Set down the data below from its first line to the line holding "ax.spines['right'].set_visible(False)", inclusive; omit all pictures.

— Start AVAILABLE RECORDS —

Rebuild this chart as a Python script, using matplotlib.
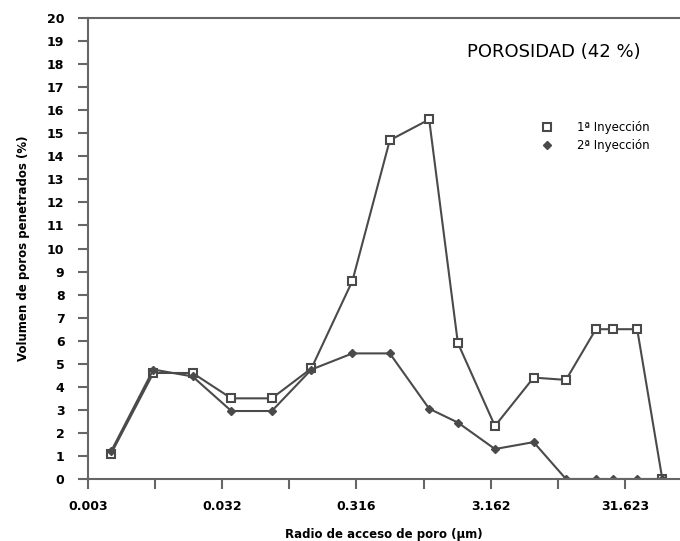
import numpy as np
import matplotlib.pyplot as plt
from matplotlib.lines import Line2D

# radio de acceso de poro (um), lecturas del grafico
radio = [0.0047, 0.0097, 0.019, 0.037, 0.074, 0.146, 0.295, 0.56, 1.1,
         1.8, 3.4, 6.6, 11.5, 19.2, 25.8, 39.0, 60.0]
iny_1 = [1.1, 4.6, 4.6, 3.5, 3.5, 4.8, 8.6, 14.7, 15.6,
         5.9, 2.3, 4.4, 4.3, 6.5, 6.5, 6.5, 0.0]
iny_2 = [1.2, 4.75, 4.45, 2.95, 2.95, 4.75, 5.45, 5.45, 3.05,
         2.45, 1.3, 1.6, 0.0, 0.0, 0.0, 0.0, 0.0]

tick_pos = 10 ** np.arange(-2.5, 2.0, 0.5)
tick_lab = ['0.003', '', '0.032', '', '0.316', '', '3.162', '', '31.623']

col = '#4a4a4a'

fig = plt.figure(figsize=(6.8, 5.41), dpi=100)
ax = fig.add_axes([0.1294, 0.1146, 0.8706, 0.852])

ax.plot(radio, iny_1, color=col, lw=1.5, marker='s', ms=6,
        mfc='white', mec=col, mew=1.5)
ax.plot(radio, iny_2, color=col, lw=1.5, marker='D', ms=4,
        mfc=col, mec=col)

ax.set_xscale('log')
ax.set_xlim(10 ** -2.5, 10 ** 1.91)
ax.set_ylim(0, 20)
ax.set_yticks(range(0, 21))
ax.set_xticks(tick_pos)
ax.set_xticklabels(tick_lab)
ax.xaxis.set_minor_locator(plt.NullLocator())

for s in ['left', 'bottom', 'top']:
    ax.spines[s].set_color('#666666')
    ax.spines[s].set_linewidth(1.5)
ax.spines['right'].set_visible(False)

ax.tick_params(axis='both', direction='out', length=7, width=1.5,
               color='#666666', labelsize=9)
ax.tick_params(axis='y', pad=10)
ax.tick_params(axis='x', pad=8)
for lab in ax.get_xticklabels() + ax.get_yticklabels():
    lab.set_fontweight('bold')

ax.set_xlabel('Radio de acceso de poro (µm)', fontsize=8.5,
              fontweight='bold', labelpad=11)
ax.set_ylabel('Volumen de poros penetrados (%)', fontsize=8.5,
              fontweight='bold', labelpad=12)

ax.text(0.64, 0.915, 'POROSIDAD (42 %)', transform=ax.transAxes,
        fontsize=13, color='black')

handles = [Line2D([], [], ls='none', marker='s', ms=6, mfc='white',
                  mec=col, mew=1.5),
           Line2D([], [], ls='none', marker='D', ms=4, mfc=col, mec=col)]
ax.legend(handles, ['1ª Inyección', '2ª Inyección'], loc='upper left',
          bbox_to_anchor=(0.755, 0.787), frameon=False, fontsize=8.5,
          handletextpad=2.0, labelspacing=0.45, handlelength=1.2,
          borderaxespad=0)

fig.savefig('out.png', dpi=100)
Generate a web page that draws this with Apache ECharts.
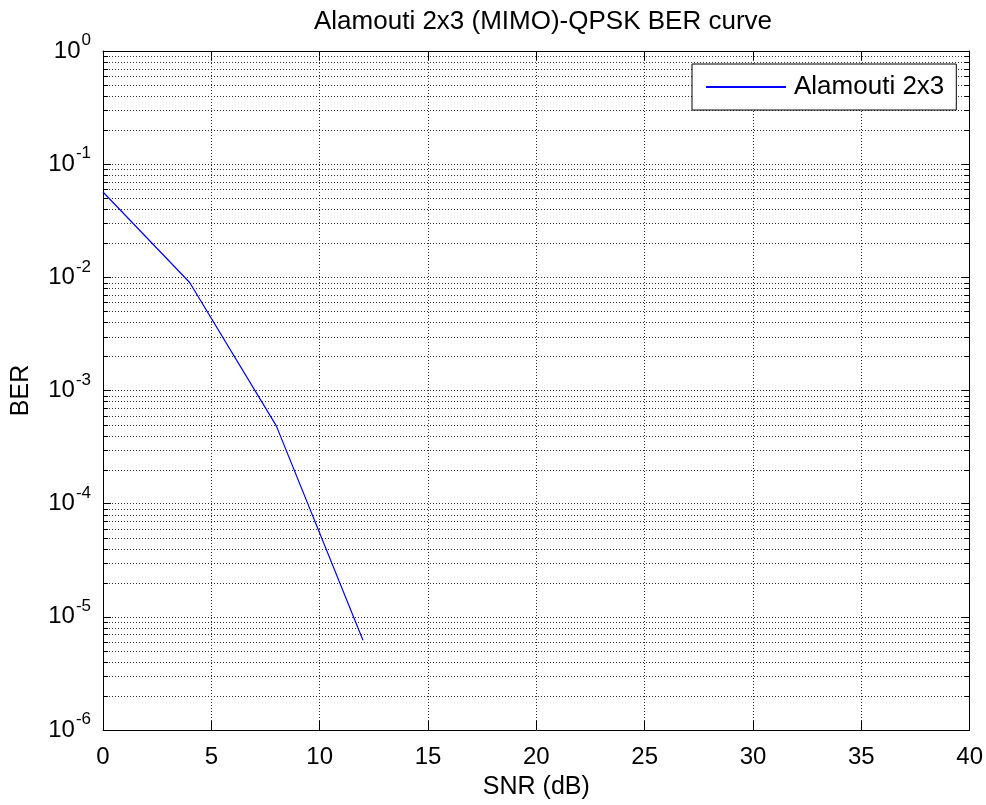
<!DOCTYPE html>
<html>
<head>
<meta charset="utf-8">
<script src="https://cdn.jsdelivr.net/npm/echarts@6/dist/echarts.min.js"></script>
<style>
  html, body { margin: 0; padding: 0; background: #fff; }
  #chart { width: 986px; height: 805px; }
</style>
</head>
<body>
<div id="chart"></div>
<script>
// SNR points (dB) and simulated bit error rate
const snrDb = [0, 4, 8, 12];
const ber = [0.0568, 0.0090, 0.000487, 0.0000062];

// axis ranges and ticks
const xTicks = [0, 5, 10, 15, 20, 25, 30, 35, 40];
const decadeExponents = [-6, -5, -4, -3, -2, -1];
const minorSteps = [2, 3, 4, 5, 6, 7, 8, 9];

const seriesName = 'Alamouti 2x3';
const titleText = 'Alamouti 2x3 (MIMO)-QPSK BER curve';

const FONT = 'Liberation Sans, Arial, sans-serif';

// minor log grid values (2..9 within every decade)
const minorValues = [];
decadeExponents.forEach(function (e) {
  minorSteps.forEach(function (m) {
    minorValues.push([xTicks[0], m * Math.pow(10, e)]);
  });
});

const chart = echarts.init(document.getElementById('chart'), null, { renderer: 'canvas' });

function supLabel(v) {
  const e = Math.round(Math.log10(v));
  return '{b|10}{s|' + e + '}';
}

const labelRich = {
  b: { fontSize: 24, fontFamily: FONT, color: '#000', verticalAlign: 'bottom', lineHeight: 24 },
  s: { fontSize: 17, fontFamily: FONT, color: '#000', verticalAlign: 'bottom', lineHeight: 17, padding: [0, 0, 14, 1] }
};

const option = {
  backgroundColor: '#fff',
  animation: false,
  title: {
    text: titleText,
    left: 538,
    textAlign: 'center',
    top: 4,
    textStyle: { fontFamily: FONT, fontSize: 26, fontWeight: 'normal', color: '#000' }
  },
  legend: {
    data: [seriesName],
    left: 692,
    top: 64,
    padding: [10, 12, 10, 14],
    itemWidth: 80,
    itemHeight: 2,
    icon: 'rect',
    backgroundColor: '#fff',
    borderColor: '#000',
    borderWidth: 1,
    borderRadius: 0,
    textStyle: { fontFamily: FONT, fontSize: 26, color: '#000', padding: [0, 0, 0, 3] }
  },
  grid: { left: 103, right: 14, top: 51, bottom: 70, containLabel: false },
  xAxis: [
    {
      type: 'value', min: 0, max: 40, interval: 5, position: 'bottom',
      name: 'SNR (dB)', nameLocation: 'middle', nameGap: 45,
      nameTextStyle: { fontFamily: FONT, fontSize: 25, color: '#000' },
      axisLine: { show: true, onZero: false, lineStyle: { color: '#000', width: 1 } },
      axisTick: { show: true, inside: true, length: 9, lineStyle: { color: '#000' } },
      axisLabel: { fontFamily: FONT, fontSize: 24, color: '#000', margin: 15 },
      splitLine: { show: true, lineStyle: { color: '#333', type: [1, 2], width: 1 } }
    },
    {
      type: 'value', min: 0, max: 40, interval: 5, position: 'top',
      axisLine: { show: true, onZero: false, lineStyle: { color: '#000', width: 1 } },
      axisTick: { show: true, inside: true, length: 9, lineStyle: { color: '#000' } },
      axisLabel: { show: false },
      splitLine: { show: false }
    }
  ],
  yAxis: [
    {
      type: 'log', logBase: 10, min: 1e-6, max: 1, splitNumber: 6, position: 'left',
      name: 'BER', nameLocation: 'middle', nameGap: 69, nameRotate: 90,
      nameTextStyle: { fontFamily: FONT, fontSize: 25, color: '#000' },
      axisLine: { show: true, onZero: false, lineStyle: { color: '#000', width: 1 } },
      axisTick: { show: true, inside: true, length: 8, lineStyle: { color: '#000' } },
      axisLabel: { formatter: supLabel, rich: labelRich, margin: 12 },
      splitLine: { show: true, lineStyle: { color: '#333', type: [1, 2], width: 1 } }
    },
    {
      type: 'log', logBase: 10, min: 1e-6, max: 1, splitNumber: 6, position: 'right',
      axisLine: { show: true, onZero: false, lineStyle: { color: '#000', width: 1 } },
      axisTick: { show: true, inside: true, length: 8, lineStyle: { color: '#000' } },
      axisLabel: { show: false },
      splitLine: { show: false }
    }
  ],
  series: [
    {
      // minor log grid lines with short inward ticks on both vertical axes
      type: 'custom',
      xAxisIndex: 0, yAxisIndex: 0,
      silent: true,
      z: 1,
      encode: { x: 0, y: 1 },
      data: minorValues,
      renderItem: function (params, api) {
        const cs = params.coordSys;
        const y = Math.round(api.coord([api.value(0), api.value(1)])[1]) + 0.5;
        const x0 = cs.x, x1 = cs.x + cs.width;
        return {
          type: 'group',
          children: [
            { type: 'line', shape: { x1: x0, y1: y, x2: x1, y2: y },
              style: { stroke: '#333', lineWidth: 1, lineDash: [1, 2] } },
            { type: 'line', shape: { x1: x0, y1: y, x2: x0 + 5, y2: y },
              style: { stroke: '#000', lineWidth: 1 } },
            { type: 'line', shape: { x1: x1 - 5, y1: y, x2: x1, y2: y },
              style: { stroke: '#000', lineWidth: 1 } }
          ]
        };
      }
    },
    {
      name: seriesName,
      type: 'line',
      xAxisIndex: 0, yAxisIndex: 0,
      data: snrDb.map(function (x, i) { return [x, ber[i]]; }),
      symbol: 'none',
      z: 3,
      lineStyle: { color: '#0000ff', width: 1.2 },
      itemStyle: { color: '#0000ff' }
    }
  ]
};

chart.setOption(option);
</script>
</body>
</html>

— End AVAILABLE RECORDS —

--- EXPECTED OUTPUT ---
Rebuild this chart as a Python script, using matplotlib.
import numpy as np
import matplotlib.pyplot as plt
from matplotlib.lines import Line2D

# radio de acceso de poro (um), lecturas del grafico
radio = [0.0047, 0.0097, 0.019, 0.037, 0.074, 0.146, 0.295, 0.56, 1.1,
         1.8, 3.4, 6.6, 11.5, 19.2, 25.8, 39.0, 60.0]
iny_1 = [1.1, 4.6, 4.6, 3.5, 3.5, 4.8, 8.6, 14.7, 15.6,
         5.9, 2.3, 4.4, 4.3, 6.5, 6.5, 6.5, 0.0]
iny_2 = [1.2, 4.75, 4.45, 2.95, 2.95, 4.75, 5.45, 5.45, 3.05,
         2.45, 1.3, 1.6, 0.0, 0.0, 0.0, 0.0, 0.0]

tick_pos = 10 ** np.arange(-2.5, 2.0, 0.5)
tick_lab = ['0.003', '', '0.032', '', '0.316', '', '3.162', '', '31.623']

col = '#4a4a4a'

fig = plt.figure(figsize=(6.8, 5.41), dpi=100)
ax = fig.add_axes([0.1294, 0.1146, 0.8706, 0.852])

ax.plot(radio, iny_1, color=col, lw=1.5, marker='s', ms=6,
        mfc='white', mec=col, mew=1.5)
ax.plot(radio, iny_2, color=col, lw=1.5, marker='D', ms=4,
        mfc=col, mec=col)

ax.set_xscale('log')
ax.set_xlim(10 ** -2.5, 10 ** 1.91)
ax.set_ylim(0, 20)
ax.set_yticks(range(0, 21))
ax.set_xticks(tick_pos)
ax.set_xticklabels(tick_lab)
ax.xaxis.set_minor_locator(plt.NullLocator())

for s in ['left', 'bottom', 'top']:
    ax.spines[s].set_color('#666666')
    ax.spines[s].set_linewidth(1.5)
ax.spines['right'].set_visible(False)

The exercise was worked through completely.